Economic growth is increasingly concentrated in markets outside the EU: By 2030, an estimated 60 % of world growth will take place in emerging economies. Led by European Commission Vice-President Antonio Tajani, representatives and business delegations from Europe are visiting growth markets throughout the world to increase the chances of success for EU companies.
In an effort to tap into emerging markets, European Commission Vice-President Antonio Tajani launched ‘Missions for Growth’, a series of overseas visits designed to help EU enterprises do business abroad. These emerging markets introduce a host of opportunities – and challenges – that European industry must embrace in the 21st century.
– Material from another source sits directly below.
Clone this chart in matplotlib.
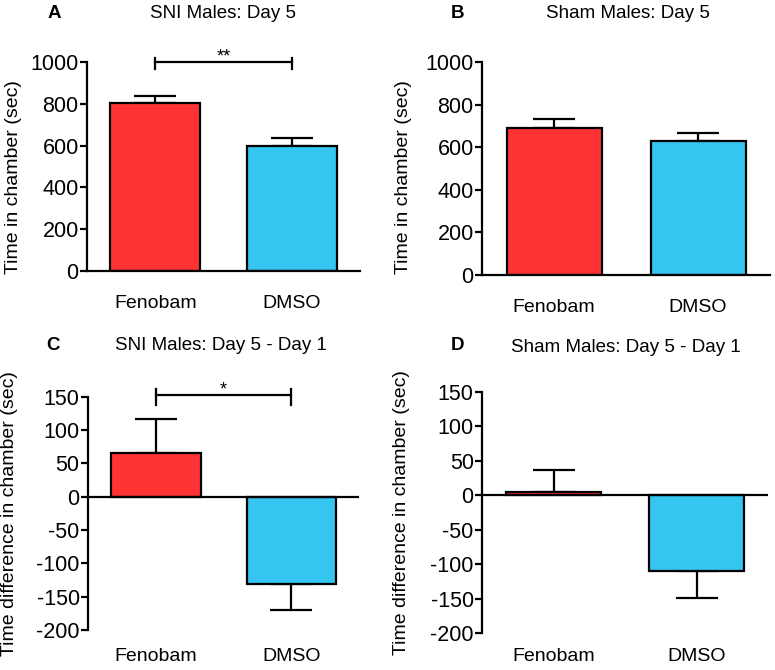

Today, only 13 % of EU small and medium-sized enterprises (SMEs) are doing business beyond the borders of the European Union, and Missions for Growth are designed to change that. These missions enable SMEs to take part in political meetings with local authorities, as well as organise business-to-business exchanges to gain insights into foreign administrative and regulatory environments.
‘For many smaller companies lacking the credentials and recognition of well-established European brands, participation in these missions lends them more credibility and reliability in the eyes of potential business partners in third countries,’ Vice-President Tajani said. ‘The insights EU businesses gain from our Missions for Growth help them capitalise on external growth – which, in turn, will spur growth here in Europe.’
Generally, a few months after Tajani touches down, DG Enterprise Director General and EU SME Envoy Daniel Calleja visits the same countries, also accompanied by EU entrepreneurs. These follow-up visits demonstrate the Commission’s willingness to translate political agreements into concrete actions.
More than 800 participants representing nearly 600 companies and business associations from 26 Member States have embarked on Missions for Growth. A typical mission usually has a delegation of 60 to 120 companies, including both small and large enterprises. All manufacturing sectors are represented in these missions: construction, transport and real estate; oil, gas and renewables; medical devices and pharmaceuticals; key enabling technologies; and tourism.
During these missions, Vice-President Tajani has signed more than 70 Letters of Intent and Joint Declarations to work on common objectives, particularly in the areas of SME policy, tourism, regulatory issues and standards. Implementation measures are already taking shape, including the nomination of SME Envoys in countries such as Brazil, Chile, Colombia, Peru and Uruguay, as well as the transposition of European industrial standards as national standards in Morocco, Tunisia, Egypt and more.
Many companies have reported clear business results from these missions. At the Mission for Growth in China, for example, five Danish companies signed a deal to conduct a long-term project with their Chinese counterparts. The project, which centres on the biomass and bioenergy sectors, generated €1.2 million in less than six months. Meanwhile, in Tunisia, long-term partnership agreements worth more than €480 million were signed in the aeronautics sector.